MARCH 14, 2017 9:00 AM
BY ALEXANDRA LASKIE

Seven Brimbank schools are among the 400 best performers in Australia, singled out for “substantially above average gains” in NAPLAN test results.

Last Wednesday, the schools – St Paul’s Catholic, St Peter’s Catholic, Glengala, Sunshine, Holy Eucharist Catholic and Stevensville primary schools and St Albans Secondary College – were notified of their students’ “significant” progress from year 3 to year 5, or year 7 to year 9 in either numeracy or literacy, based on the latest test results as notified by the Australian Curriculum, Assessment and Reporting Authority (ACARA).

The statutory authority invited the schools to talk about how they achieved these gains so they can help other schools learn from them.
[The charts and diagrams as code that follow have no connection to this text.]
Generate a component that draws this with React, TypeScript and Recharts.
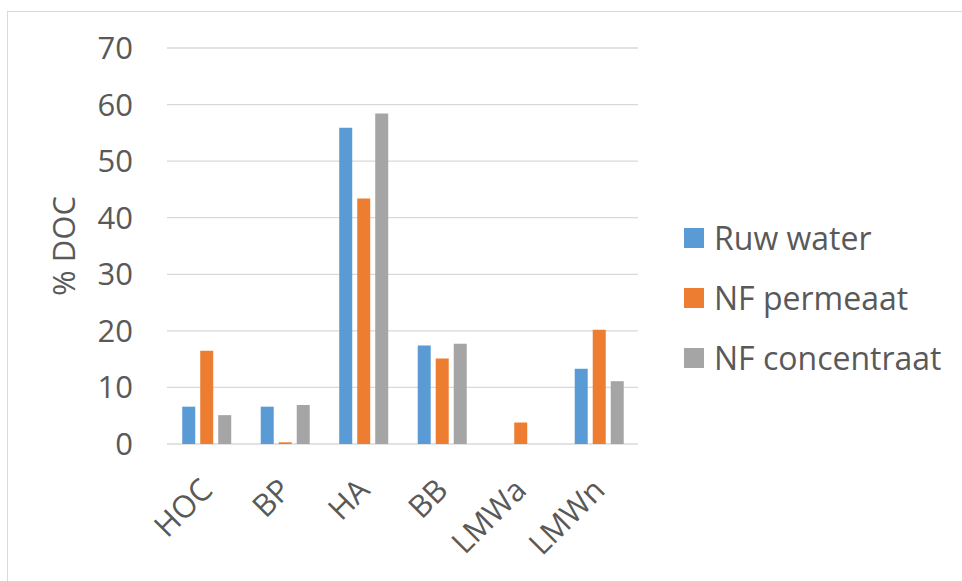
import { BarChart, Bar, XAxis, YAxis, CartesianGrid, Legend } from "recharts";

const fractions = ["HOC", "BP", "HA", "BB", "LMWa", "LMWn"];
const ruwWater = [6.6, 6.6, 55.9, 17.4, 0, 13.3];
const nfPermeaat = [16.5, 0.3, 43.4, 15.1, 3.8, 20.2];
const nfConcentraat = [5.1, 6.9, 58.4, 17.7, 0, 11.1];
const yTicks = [0, 10, 20, 30, 40, 50, 60, 70];

const series = [
  { key: "ruw", name: "Ruw water", values: ruwWater, color: "#5B9BD5" },
  { key: "perm", name: "NF permeaat", values: nfPermeaat, color: "#ED7D31" },
  { key: "conc", name: "NF concentraat", values: nfConcentraat, color: "#A5A5A5" },
];

const data = fractions.map((name, i) => {
  const row: Record<string, string | number> = { name };
  series.forEach((s) => (row[s.key] = s.values[i]));
  return row;
});

const FONT = "'Open Sans', 'Noto Sans', sans-serif";
const TEXT = "#595959";

// Rotated category labels, ending just below-right of the tick
const CategoryTick = ({ x, y, payload }: any) => (
  <g transform={`translate(${x + 8},${y + 48})`}>
    <text
      transform="rotate(-45)"
      textAnchor="end"
      fill={TEXT}
      fontSize={31}
      fontFamily={FONT}
    >
      {payload.value}
    </text>
  </g>
);

const AxisTitle = ({ viewBox }: any) => {
  const cy = viewBox.y + viewBox.height / 2;
  const x = 75;
  return (
    <text
      x={x}
      y={cy}
      transform={`rotate(-90, ${x}, ${cy})`}
      textAnchor="middle"
      fill={TEXT}
      fontSize={31}
      fontFamily={FONT}
    >
      % DOC
    </text>
  );
};

const LegendList = () => (
  <div style={{ fontFamily: FONT }}>
    {series.map((s) => (
      <div
        key={s.key}
        style={{ display: "flex", alignItems: "center", height: 60 }}
      >
        <span
          style={{
            width: 20,
            height: 20,
            background: s.color,
            display: "inline-block",
            marginRight: 10,
          }}
        />
        <span style={{ fontSize: 32, color: TEXT, lineHeight: "60px" }}>
          {s.name}
        </span>
      </div>
    ))}
  </div>
);

export default function App() {
  return (
    <div
      style={{
        position: "absolute",
        left: 0,
        top: 0,
        width: 962,
        height: 581,
        background: "#fff",
        overflow: "hidden",
      }}
    >
      <div
        style={{
          position: "absolute",
          left: 7,
          top: 11,
          width: 1000,
          height: 620,
          border: "1px solid #d9d9d9",
        }}
      />
      <BarChart
        width={962}
        height={581}
        data={data}
        margin={{ top: 48, right: 324, bottom: 37, left: 20 }}
        barCategoryGap="19.4%"
        barGap={5}
        style={{ position: "absolute", left: 0, top: 0 }}
      >
        <CartesianGrid vertical={false} stroke="#d9d9d9" strokeWidth={1.3} />
        <XAxis
          dataKey="name"
          height={100}
          axisLine={false}
          tickLine={false}
          tickSize={0}
          tickMargin={0}
          interval={0}
          tick={<CategoryTick />}
        />
        <YAxis
          width={147}
          domain={[0, 70]}
          ticks={yTicks}
          axisLine={false}
          tickLine={false}
          tickSize={0}
          tickMargin={34}
          tick={{ fill: TEXT, fontSize: 31, fontFamily: FONT }}
          label={<AxisTitle />}
        />
        <Legend
          layout="vertical"
          align="center"
          verticalAlign="middle"
          wrapperStyle={{ left: 684, top: 208, width: 275 }}
          content={<LegendList />}
        />
        {series.map((s) => (
          <Bar
            key={s.key}
            dataKey={s.key}
            name={s.name}
            fill={s.color}
            isAnimationActive={false}
          />
        ))}
      </BarChart>
    </div>
  );
}
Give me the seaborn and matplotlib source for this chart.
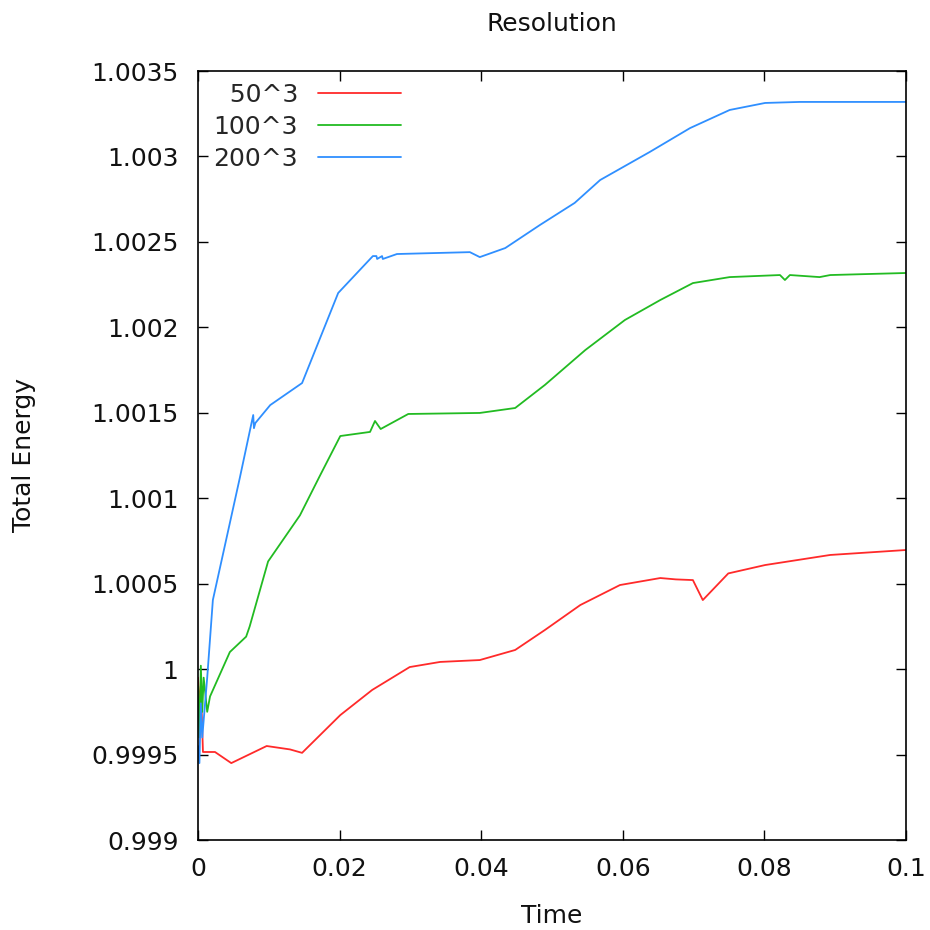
import numpy as np
import pandas as pd
import matplotlib
matplotlib.use("Agg")
import matplotlib.pyplot as plt
import seaborn as sns
from matplotlib.ticker import FuncFormatter, MultipleLocator
from matplotlib.lines import Line2D

labels = ["50^3", "100^3", "200^3"]
colors = ["#ff2a2a", "#22bb22", "#2f8fff"]

t_50 = [0.0, 0.0002, 0.0004, 0.0006, 0.0007, 0.0024, 0.0047, 0.0097, 0.0130, 0.0147,
        0.0201, 0.0246, 0.0299, 0.0342, 0.0398, 0.0448, 0.0490, 0.0540, 0.0596,
        0.0653, 0.0675, 0.0699, 0.0713, 0.0749, 0.0801, 0.0893, 0.1000]
e_50 = [0.99995, 0.99978, 0.99990, 0.99965, 0.999515, 0.999515, 0.99945, 0.99955, 0.99953, 0.99951,
        0.999731, 0.999878, 1.000012, 1.000042, 1.000053, 1.000112, 1.000229, 1.000375, 1.000492,
        1.000533, 1.000525, 1.000521, 1.000404, 1.00056, 1.000609, 1.000668, 1.000697]

t_100 = [0.0, 0.0002, 0.0004, 0.0006, 0.0008, 0.0013, 0.0017, 0.0045, 0.0068, 0.0073,
         0.0099, 0.0144, 0.0172, 0.0201, 0.0243, 0.0250, 0.0258, 0.0297, 0.0398, 0.0448,
         0.0490, 0.0547, 0.0603, 0.0653, 0.0699, 0.0751, 0.0822, 0.0829, 0.0836, 0.0878,
         0.0893, 0.1000]
e_100 = [0.9999, 0.9996, 1.00002, 0.99975, 0.99995, 0.99975, 0.99984, 1.00010, 1.00019, 1.00025,
         1.00063, 1.00090, 1.00113, 1.001364, 1.001388, 1.001452, 1.001405, 1.001493, 1.001499, 1.001528,
         1.001663, 1.001867, 1.002043, 1.00216, 1.002259, 1.002294, 1.002306, 1.002277, 1.002306, 1.002294,
         1.002306, 1.002318]

t_200 = [0.0, 0.0002, 0.0004, 0.0006, 0.0010, 0.0013, 0.0021, 0.0059, 0.0078, 0.0079,
         0.0081, 0.0102, 0.0147, 0.0198, 0.0247, 0.0252, 0.0253, 0.0260, 0.0261, 0.0281,
         0.0384, 0.0398, 0.0434, 0.0483, 0.0532, 0.0568, 0.0638, 0.0695, 0.0751, 0.0801,
         0.0850, 0.1000]
e_200 = [0.99955, 0.99945, 0.9998, 0.9996, 0.9998, 0.99995, 1.0004044, 1.001118, 1.001487, 1.00141,
         1.00144, 1.001545, 1.001674, 1.002201, 1.002417, 1.002417, 1.0024, 1.002417, 1.0024, 1.002429,
         1.00244, 1.002411, 1.002464, 1.002599, 1.002728, 1.002862, 1.003026, 1.003166, 1.003272, 1.003313,
         1.003319, 1.003319]

frames = []
for lab, t, e in zip(labels, [t_50, t_100, t_200], [e_50, e_100, e_200]):
    frames.append(pd.DataFrame({"Time": t, "Energy": e, "Resolution": lab}))
df = pd.concat(frames, ignore_index=True)

sns.set_style("ticks")
plt.rcParams["font.family"] = ["DejaVu Sans"]

fig = plt.figure(figsize=(9.3, 9.3), dpi=100)
ax = fig.add_axes([198/930, 1 - 840/930, 708/930, 769/930])

sns.lineplot(data=df, x="Time", y="Energy", hue="Resolution",
             estimator=None, sort=False, palette=dict(zip(labels, colors)),
             linewidth=1.3, ax=ax, legend=False)

ax.set_xlim(0, 0.1)
ax.set_ylim(0.999, 1.0035)
ax.xaxis.set_major_locator(MultipleLocator(0.02))
ax.yaxis.set_major_locator(MultipleLocator(0.0005))
fmt = FuncFormatter(lambda v, p: "%g" % round(v, 6))
ax.xaxis.set_major_formatter(fmt)
ax.yaxis.set_major_formatter(fmt)

ax.tick_params(direction="in", length=7, width=1, labelsize=18, pad=14,
               top=True, right=True, color="black", labelcolor="#111111")
ax.tick_params(axis="x", pad=12)
for s in ax.spines.values():
    s.set_visible(True)
    s.set_linewidth(1.2)
    s.set_color("black")

ax.set_title("Resolution", fontsize=18, pad=29, color="#111111")
ax.set_xlabel("Time", fontsize=18, labelpad=17, color="#111111")
ax.set_ylabel("Total Energy", fontsize=18, labelpad=40, color="#111111")

handles = [Line2D([], [], color=c, linewidth=1.3) for c in colors]
leg_labels = ["\u2007" + labels[0], labels[1], labels[2]]
leg = ax.legend(handles, leg_labels, loc="upper left", bbox_to_anchor=(0.022, 0.985),
                frameon=False, markerfirst=False, fontsize=18, handlelength=3.3,
                handletextpad=0.8, labelspacing=0.33, borderpad=0, borderaxespad=0)

fig.savefig("out.png", dpi=100)
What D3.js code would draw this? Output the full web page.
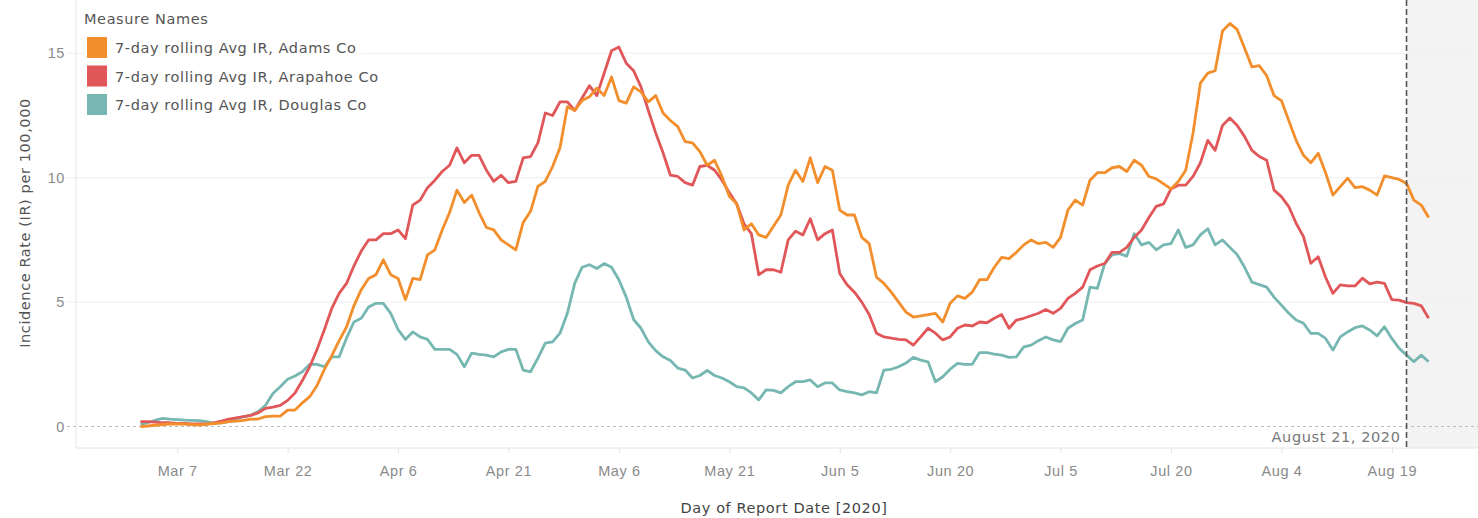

“Gains of this magnitude are significant and worthy of acknowledgement,” an ACARA statement read. ACARA chief executive Robert Randall said while NAPLAN tests only a sample of what students learn during the year, and that “schools are more than their NAPLAN results”, the tests do provide parents with data that allows them to compare results between schools with students from similar socio-economic backgrounds.

“We all need to do more to celebrate and promote where schools have made a significant improvement to student learning, and then work to expect and support improvement across more schools,” Mr Randall said.

St Paul’s Catholic primary school principal Damian Casamento said the school had focused on developing pupils’ oral skills as a way of improving their reading and writing.

He said pupils are encouraged to tell stories that link to the school curriculum, and then write them down.

“It’s not organised role play, but it’s a bit more structured than free play,” he said. “And we link it to their units of inquiry.”

Sunshine West primary school year 5 pupils’ NAPLAN results have jumped from band 4.5, when they were in year 3, to band 6 last year, with the greatest improvements in writing skills.

Mr Casamento said the school had also drawn more on the strengths of its teaching staff.

“We have a numeracy intervention teacher and a full-time literacy teacher who work across all classrooms,” he said. “It’s about finding out the needs of the children, and also using data to show where we need more investment.”

Despite the school’s exemplary NAPLAN performance, Mr Casamento said the annual tests don’t detract from the school curriculum.

“We don’t send copious pages home to practice exams. I try and keep it low-key,” he said. “We want our NAPLAN results to be as good as they can be, but it’s just one tool [to measure performance].”

The 400 top schools were singled out based on overall gains compared to previous years, and gains compared to schools where students have similar levels of educational advantage.